Nun aber beobachten Wolfgang Schäuble und seine Kollegen argwöhnisch bis angesäuert, wie Europas Chef-Duo Merkel und Hollande direkt mit Tsipras in den Ring steigt. Das Beiseiteschieben der Fachminister kann sinnvoll sein, wenn ein Kompromiss nur noch auf dem Level der Regierungschefs erreichbar ist. Normalerweise wird aber auch so ein Spitzengespräch von den engsten Beratern vorsondiert, um den Prestigeverlust eines Scheiterns zu vermeiden. Das ist - keine Überraschung - im Fall Griechenland misslungen.
Vorteil Tsipras
Tsipras hat genau hingehört, als Merkel mehrmals gesagt hat, Griechenland unbedingt in der Eurozone halten zu wollen. Damit - so richtig das Ziel auch ist - hat sie die Verhandlungsposition der Griechen deutlich gestärkt. Es war eine frohe Botschaft für Tsipras, die allerdings andere europäische Politiker beispielsweise in Spanien, Portugal, Irland und Finnland schwer irritiert hat. Sie fühlen sich an die Seite gedrängt. "Dann soll sie das doch alleine machen", trotzte ein Mitarbeiter eines Finanzministers und gab damit die Stimmung seines Chefs wieder.
Union murrt
Merkel geht also volles Risiko. Die bröckelnde Unterstüzung in der Unionsfraktion beim Thema Griechenland nimmt sie ebenfalls in Kauf. Am 28. Juni endet die Sitzungsperiode des Deutschen Bundestages. Bis dahin muss das Parlament über die Auszahlung der restlichen Finanzhilfen aus dem Hilfsprogramm abstimmen - von einem dritten Programm im Umfang von rund 30 Milliarden Euro, das Athen dringend zum Überleben benötigt, noch gar nicht zu reden.
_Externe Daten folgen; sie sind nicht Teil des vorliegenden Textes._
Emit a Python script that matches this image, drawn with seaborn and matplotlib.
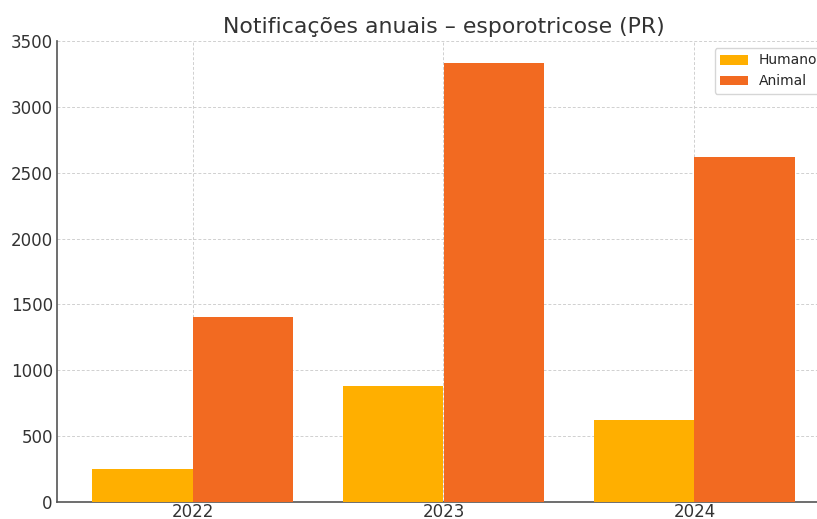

Auch eine Verlängerung des zweiten Programms bis März 2016, die Tsipras bei jedem Gespräch auf der Agenda hat, müsste der Bundestag beschließen. Der Haushaltsausschuss alleine kann darüber nicht befinden. Die Regierungsmehrheit dürfte zwar ungefährdet sein, aber die Zeit ist knapp. Scheitert Merkel an dem geschickt agierenden Tsipras, müsste sie ihre erste große politische Niederlage einstecken.
Es spricht ja für die Kanzlerin, dass sie sich persönlich ins Zeug wirft, dass sie alles auf Ihre persönliche Karte setzt. Und sie hat schon so manche Gipfelnacht in den vergangenen Jahren mit Erfolg gekrönt. Aber wie immer dieser Poker endet - sie wird dafür einen großen Teil der Verantwortung tragen. Eine Zahlungsunfähigkeit Griechenlands wäre dann auch ihre Pleite.